# Selection (genetic algorithm)

Selection is the stage of a genetic algorithm in which individual genomes are chosen from a population for later breeding (using the crossover operator).

A generic selection procedure may be implemented as follows:

1. The fitness function is evaluated for each individual, providing fitness values, which are then normalized. Normalization means dividing the fitness value of each individual by the sum of all fitness values, so that the sum of all resulting fitness values equals 1.
2. Accumulated normalized fitness values are computed: the accumulated fitness value of an individual is the sum of its own fitness value plus the fitness values of all the previous individuals; the accumulated fitness of the last individual should be 1, otherwise something went wrong in the normalization step.
3. A random number R between 0 and 1 is chosen.
4. The selected individual is the first one whose accumulated normalized value is greater than or equal to R.

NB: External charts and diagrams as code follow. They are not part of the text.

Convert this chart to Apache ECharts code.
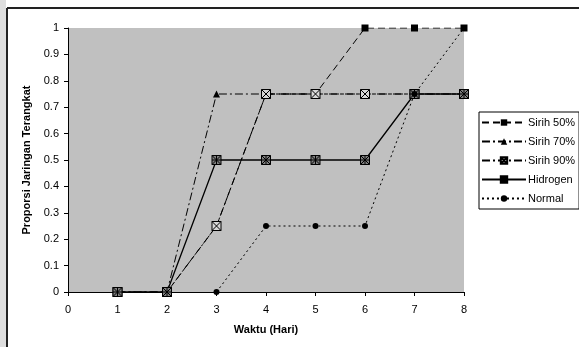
<!DOCTYPE html>
<html>
<head>
<meta charset="utf-8">
<script src="https://cdn.jsdelivr.net/npm/echarts@6/dist/echarts.min.js"></script>
<style>
  html, body { margin: 0; padding: 0; background: #fff; }
  #chart { width: 579px; height: 347px; }
</style>
</head>
<body>
<div id="chart"></div>
<script>
// hari ke-1 .. ke-8
var hari = [1, 2, 3, 4, 5, 6, 7, 8];
var sirih50 = [0, 0, 0.25, 0.75, 0.75, 1, 1, 1];
var sirih70 = [0, 0, 0.75, 0.75, 0.75, 0.75, 0.75, 0.75];
var sirih90 = [0, 0, 0.25, 0.75, 0.75, 0.75, 0.75, 0.75];
var hidrogen = [0, 0, 0.5, 0.5, 0.5, 0.5, 0.75, 0.75];
var normal = [null, null, 0, 0.25, 0.25, 0.25, 0.75, 1];
var yTicks = [0, 0.1, 0.2, 0.3, 0.4, 0.5, 0.6, 0.7, 0.8, 0.9, 1];

function pairs(vals) {
  return hari.map(function (h, i) { return [h, vals[i]]; });
}

var boxX = 'path://M0,0H10V10H0Z M0,0L10,10 M10,0L0,10';
var boxStar = 'path://M0,0H10V10H0Z M0,0L10,10 M10,0L0,10 M5,0V10 M0,5H10';

var chart = echarts.init(document.getElementById('chart'));

var option = {
  animation: false,
  textStyle: { fontFamily: 'Liberation Sans, Arial, sans-serif' },
  graphic: [
    { type: 'rect', shape: { x: 0, y: 0, width: 6, height: 347 }, style: { fill: '#dedede' }, z: -1 },
    { type: 'line', shape: { x1: 7, y1: 8, x2: 7, y2: 347 }, style: { stroke: '#222', lineWidth: 2 } },
    { type: 'line', shape: { x1: 7, y1: 8, x2: 579, y2: 8 }, style: { stroke: '#222', lineWidth: 2 } }
  ],
  grid: {
    left: 68, top: 28, right: 115, bottom: 55,
    show: true, backgroundColor: '#c0c0c0', borderWidth: 0
  },
  legend: {
    orient: 'vertical',
    left: 479, top: 112,
    width: 100,
    padding: [4, 4, 4, 2],
    itemWidth: 44, itemHeight: 8, itemGap: 6,
    backgroundColor: '#fff',
    borderColor: '#000', borderWidth: 1, borderRadius: 0,
    textStyle: { fontSize: 11, color: '#000', padding: [0, 0, 0, -3], lineHeight: 13 },
    data: ['Sirih 50%', 'Sirih 70%', 'Sirih 90%', 'Hidrogen', 'Normal']
  },
  xAxis: {
    type: 'value', min: 0, max: 8, interval: 1,
    name: 'Waktu (Hari)', nameLocation: 'middle', nameGap: 32,
    nameTextStyle: { fontSize: 11, fontWeight: 'bold', color: '#000' },
    axisLine: { lineStyle: { color: '#000', width: 1 } },
    axisTick: { show: true, length: 4, lineStyle: { color: '#000' } },
    axisLabel: { fontSize: 11, color: '#000', margin: 12 },
    splitLine: { show: false }
  },
  yAxis: {
    type: 'value', min: 0, max: 1, interval: 0.1,
    name: 'Proporsi Jaringan Terangkat', nameLocation: 'middle', nameGap: 33,
    nameTextStyle: { fontSize: 11, fontWeight: 'bold', color: '#000' },
    axisLine: { show: true, lineStyle: { color: '#000', width: 1 } },
    axisTick: { show: true, length: 4, lineStyle: { color: '#000' } },
    axisLabel: {
      fontSize: 11, color: '#000', margin: 9,
      formatter: function (v) {
        var t = yTicks.find(function (k) { return Math.abs(k - v) < 1e-6; });
        return t === undefined ? '' : String(t);
      }
    },
    splitLine: { show: false }
  },
  series: [
    {
      name: 'Sirih 50%', type: 'line', data: pairs(sirih50),
      symbol: 'rect', symbolSize: 7,
      lineStyle: { color: '#000', width: 1, type: [7, 4] },
      itemStyle: { color: '#000' }
    },
    {
      name: 'Sirih 70%', type: 'line', data: pairs(sirih70),
      symbol: 'triangle', symbolSize: 7,
      lineStyle: { color: '#000', width: 1, type: [8, 3, 2, 3] },
      itemStyle: { color: '#000' }
    },
    {
      name: 'Sirih 90%', type: 'line', data: pairs(sirih90),
      symbol: boxX, symbolSize: 9,
      lineStyle: { color: '#000', width: 1, type: [8, 3, 2, 3] },
      itemStyle: { color: '#d8d8d8', borderColor: '#000', borderWidth: 1 }
    },
    {
      name: 'Hidrogen', type: 'line', data: pairs(hidrogen),
      symbol: boxStar, symbolSize: 9,
      lineStyle: { color: '#000', width: 1.3, type: 'solid' },
      itemStyle: { color: '#808080', borderColor: '#000', borderWidth: 1 }
    },
    {
      name: 'Normal', type: 'line', data: pairs(normal),
      symbol: 'circle', symbolSize: 6,
      lineStyle: { color: '#000', width: 1, type: [2, 3] },
      itemStyle: { color: '#000' }
    }
  ]
};

chart.setOption(option);
</script>
</body>
</html>
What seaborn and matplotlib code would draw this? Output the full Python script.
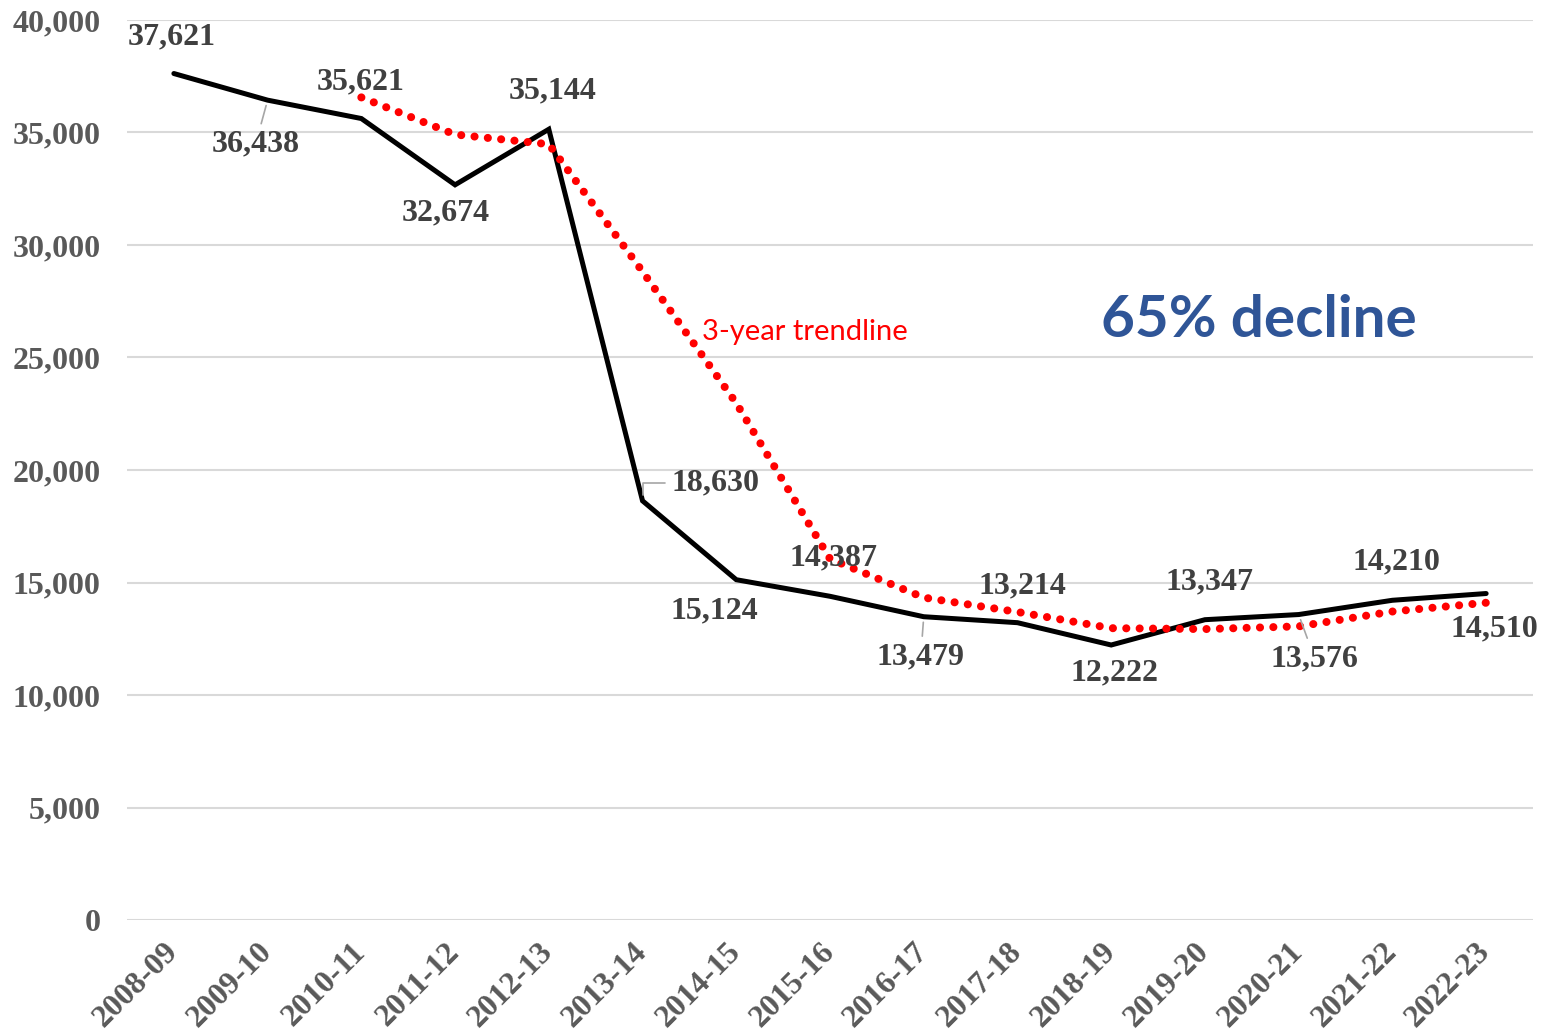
import numpy as np
import pandas as pd
import seaborn as sns
import matplotlib.pyplot as plt
from matplotlib.ticker import FuncFormatter

years = ['2008-09', '2009-10', '2010-11', '2011-12', '2012-13', '2013-14', '2014-15',
         '2015-16', '2016-17', '2017-18', '2018-19', '2019-20', '2020-21', '2021-22', '2022-23']
values = [37621, 36438, 35621, 32674, 35144, 18630, 15124, 14387,
          13479, 13214, 12222, 13347, 13576, 14210, 14510]
# 3-year trendline (starts at 2010-11)
trend_years = years[2:]
trend_values = [36560, 34910, 34480, 28820, 22970, 16050, 14330,
                13690, 12970, 12930, 13050, 13710, 14100]

# label offsets in pixels (dx, dy) and whether a leader line is drawn
label_offsets = [(-2, 37), (-12, -44), (-1, 37), (-9, -28), (4, 38), (73, 18), (-22, -31),
                 (4, 38), (-3, -40), (5, 37), (3, -28), (5, 38), (16, -44), (4, 38), (8, -35)]
leaders = {1: 'arc3', 5: 'angle,angleA=0,angleB=90,rad=0', 8: 'arc3', 12: 'arc3'}

df = pd.DataFrame({'pos': np.arange(len(years)), 'value': values})
trend = pd.DataFrame({'pos': [years.index(y) for y in trend_years], 'value': trend_values})

sns.set_theme(style='white')
plt.rcParams['font.family'] = ['Liberation Serif', 'DejaVu Serif']

fig = plt.figure(figsize=(15.48, 10.36), dpi=100)
ax = fig.add_axes([127 / 1548, 1 - 920 / 1036, (1533 - 127) / 1548, 900 / 1036])

sns.lineplot(data=trend, x='pos', y='value', ax=ax, color='#ff0000', linewidth=5.8,
             linestyle=(0, (0.01, 1.65)), dash_capstyle='round', zorder=3)
sns.lineplot(data=df, x='pos', y='value', ax=ax, color='black', linewidth=3.6,
             solid_joinstyle='miter', zorder=2)

ax.set_xlim(-0.5, len(years) - 0.5)
ax.set_ylim(0, 40000)
ax.set_yticks(np.arange(0, 40001, 5000))
ax.yaxis.set_major_formatter(FuncFormatter(lambda v, p: f'{int(v):,}'))
ax.set_xticks(df['pos'])
ax.set_xticklabels(years)
ax.grid(axis='y', color='#d9d9d9', linewidth=1.5)
ax.set_axisbelow(True)
for s in ax.spines.values():
    s.set_visible(False)
ax.tick_params(axis='y', length=0, pad=19, labelsize=23, labelcolor='#595959')
ax.tick_params(axis='x', length=0, pad=20, labelsize=23, labelcolor='#595959')
for t in ax.get_yticklabels() + ax.get_xticklabels():
    t.set_fontweight('bold')
for t in ax.get_xticklabels():
    t.set_rotation(45)
    t.set_ha('right')
    t.set_va('center')
    t.set_rotation_mode('anchor')
ax.set_xlabel('')
ax.set_ylabel('')

for i, (p, v) in enumerate(zip(df['pos'], df['value'])):
    dx, dy = label_offsets[i]
    kw = {}
    if i in leaders:
        kw['arrowprops'] = dict(arrowstyle='-', color='#a6a6a6', lw=1.2,
                                shrinkA=2, shrinkB=4, connectionstyle=leaders[i])
    ax.annotate(f'{v:,}', xy=(p, v), xytext=(dx, dy), textcoords='offset pixels',
                ha='center', va='center', fontsize=23, fontweight='bold',
                color='#404040', zorder=4, **kw)

ax.text(6.73, 26120, '3-year trendline', color='#ff0000', fontsize=21,
        family=['Lato', 'DejaVu Sans'], ha='center', va='center')
ax.text(11.58, 26630, '65% decline', color='#2f5597', fontsize=42, fontweight='bold',
        family=['Lato', 'DejaVu Sans'], ha='center', va='center')

plt.savefig('out.png', dpi=100)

For many problems the above algorithm might be computationally demanding. A simpler and faster alternative uses the so-called stochastic acceptance.

If this procedure is repeated until there are enough selected individuals, this selection method is called fitness proportionate selection or roulette-wheel selection. If instead of a single pointer spun multiple times, there are multiple, equally spaced pointers on a wheel that is spun once, it is called stochastic universal sampling. Repeatedly selecting the best individual of a randomly chosen subset is tournament selection. Taking the best half, third or another proportion of the individuals is truncation selection.

There are other selection algorithms that do not consider all individuals for selection, but only those with a fitness value that is higher than a given (arbitrary) constant. Other algorithms select from a restricted pool where only a certain percentage of the individuals are allowed, based on fitness value.

Retaining the best individuals in a generation unchanged in the next generation, is called elitism or elitist selection. It is a successful (slight) variant of the general process of constructing a new population.

## Methods of Selection (Genetic Algorithm)

### Roulette Wheel Selection

In the roulette wheel selection, the probability of choosing an individual for breeding of the next generation is proportional to its fitness, the better the fitness is, the higher chance for that individual to be chosen. Choosing individuals can be depicted as spinning a roulette that has as many pockets as there are individuals in the current generation, with sizes depending on their probability. Probability of choosing individual ${\displaystyle i}$ is equal to ${\displaystyle p_{i}={\frac {f_{i}}{\Sigma _{j=1}^{N}f_{j}}}}$, where ${\displaystyle f_{i}}$ is the fitness of ${\displaystyle i}$ and ${\displaystyle N}$ is the size of current generation (note that in this method one individual can be drawn multiple times).

### Rank Selection

Rank Selection also works with negative fitness values and is mostly used when the individuals in the population have very close fitness values (this happens usually at the end of the run). This leads to each individual having an almost equal share of the pie (like in case of fitness proportionate selection) and hence each individual no matter how fit relative to each other has an approximately same probability of getting selected as a parent. This in turn leads to a loss in the selection pressure towards fitter individuals, making the GA to make poor parent selections in such situations.

This is not a particular method of selecting parents. Main idea of this selection is that big part of chromosomes should survive to next generation.

In every generation few are selected (good - with high fitness) chromosomes for creating a new offspring. Then some (bad - with low fitness) chromosomes are removed and the new offspring is placed in their place. The rest of population survives to new generation.

### Tournament Selection

Tournament Selection is a method of choosing the individual from the set of individuals. The winner of each tournament is selected to perform crossover.

### Elitism Selection

Often to get better parameters, strategies with partial reproduction are used. One of them is elitism, in which a small portion of the best individuals from the last generation is carried over (without any changes) to the next one.

### Boltzmann Selection

In Boltzmann selection, a continuously varying temperature controls the rate of selection according to a preset schedule. The temperature starts out high, which means that the selection pressure is low. The temperature is gradually lowered, which gradually increases the selection pressure, thereby allowing the GA to narrow in more closely to the best part of the search space while maintaining the appropriate degree of diversity.[1]